The natural world is inspiration for British textile designer, Jennifer Robertson, whose jacquard woven Silk Banksia, displays the vibrant color and luminosity of the Australian wildflower, banksia. As the designer states: “The design is an exploration of the poetic language between silk, flora, and human sensorial experience with interior space and the natural environment.”
Robertson admits being drawn to the rich artistic and technical historical periods of 13th-18th century European woven textiles.
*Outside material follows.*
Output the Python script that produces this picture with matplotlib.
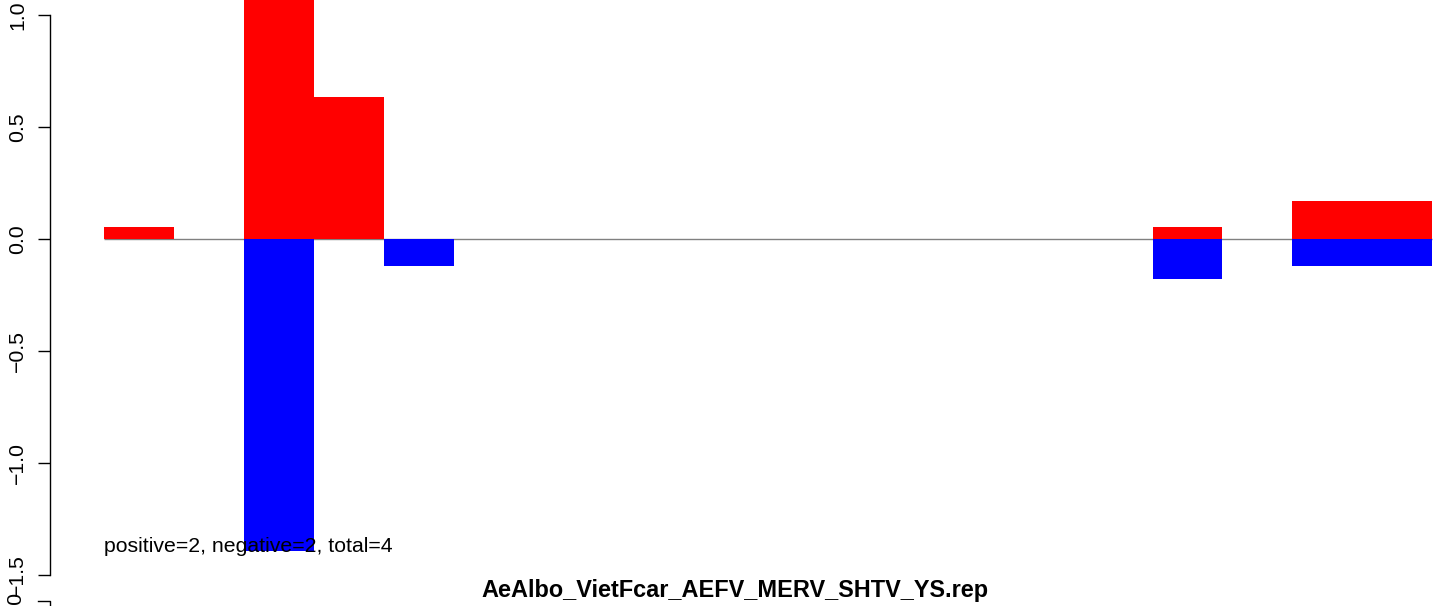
import matplotlib
matplotlib.use('Agg')
from matplotlib import pyplot as plt

# bar values, one slot per window (index 0..18)
positive = [0.054, 0, 1.20, 0.634, 0, 0, 0, 0, 0, 0, 0, 0, 0, 0, 0, 0.054, 0, 0.17, 0.17]
negative = [0, 0, -1.393, 0, -0.119, 0, 0, 0, 0, 0, 0, 0, 0, 0, 0, -0.177, 0, -0.119, -0.119]
y_ticks = [-1.5, -1.0, -0.5, 0.0, 0.5, 1.0]
y_tick_labels = ['\u22121.5', '\u22121.0', '\u22120.5', '0.0', '0.5', '1.0']
note = 'positive=2, negative=2, total=4'
title = 'AeAlbo_VietFcar_AEFV_MERV_SHTV_YS.rep'

plt.rcParams['font.family'] = ['Liberation Sans', 'DejaVu Sans']

W, H = 1449, 606
fig = plt.figure(figsize=(W / 100, H / 100), dpi=100)
ax = fig.add_axes([50 / W, 0, (W - 50) / W, 1])

n = len(positive)
idx = list(range(n))
ax.hlines(0, 0, n, color='#808080', lw=1.0, zorder=1)
ax.bar(idx, positive, width=1.0, align='edge', color='#ff0000', lw=0, zorder=2)
ax.bar(idx, negative, width=1.0, align='edge', color='#0000ff', lw=0, zorder=2)

px = 69.9
xmin = -54 / px
ax.set_xlim(xmin, xmin + (W - 50) / px)
ax.set_ylim(-(H - 239) / 224, 239 / 224)

for s in ['top', 'right', 'bottom']:
    ax.spines[s].set_visible(False)
ax.spines['left'].set_bounds(-1.5, 1.0)
ax.spines['left'].set_linewidth(1.0)
ax.set_xticks([])
ax.set_yticks(y_ticks)
ax.set_yticklabels(y_tick_labels, rotation=90, va='center', fontsize=15.3)
ax.tick_params(axis='y', length=8.6, width=1.0, pad=8)

ax.text(0, -(546 - 239) / 224, note, fontsize=15.3, va='center', ha='left', zorder=5)

# piece of the next panel's axis peeking in at the bottom edge
fig.add_artist(plt.Line2D([38 / W, 50 / W, 50 / W], [1 - 601 / H, 1 - 601 / H, 0], color='black', lw=1.0))
fig.text(15 / W, 1 - 612 / H, '\u22122.0', rotation=90, va='center', ha='center', fontsize=15.3)

fig.text(735 / W, 1 - 590 / H, title, fontsize=16.9, fontweight='bold', ha='center', va='center')

fig.savefig('out.png', dpi=100)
In fact, she designed Silk Banksia while studying Jacquard design and weaving at the renowned Fondazione Lisio Arte della Seta (Lisio Foundation) in Florence, Italy in 2005. The Foundation is dedicated to the preservation of Renaissance textile processes and offers classes and residencies for making silk Jacquard, damask, brocade and velvet on ancient looms.
Few textile workshops or studios other than the Lisio Foundation could replicate this unusually fine weaving which comprises over 16,000 silk warp ends in a 150 cm width achieving a density of 110 ends per centimeter. After Robertson made a prototype at the Foundation in 2007, the Bianchi Company in Como, Italy wove the textile. By reducing the number of colors in the textile to only five, she creates restraint without losing detail. The surface effect is electric, and the copper glow of the textile mimics the actual flower when light grazes the textile’s surface at just the right angle.
Detail of Silk Banksia
Jennifer Robertson is a lecturer in the Textiles Workshop, School of Art, Australian National University. Born in England, she studied at the Royal College of Art and moved to Australia in 1986 where she established a studio practice with her husband producing wearable and furnishing textiles.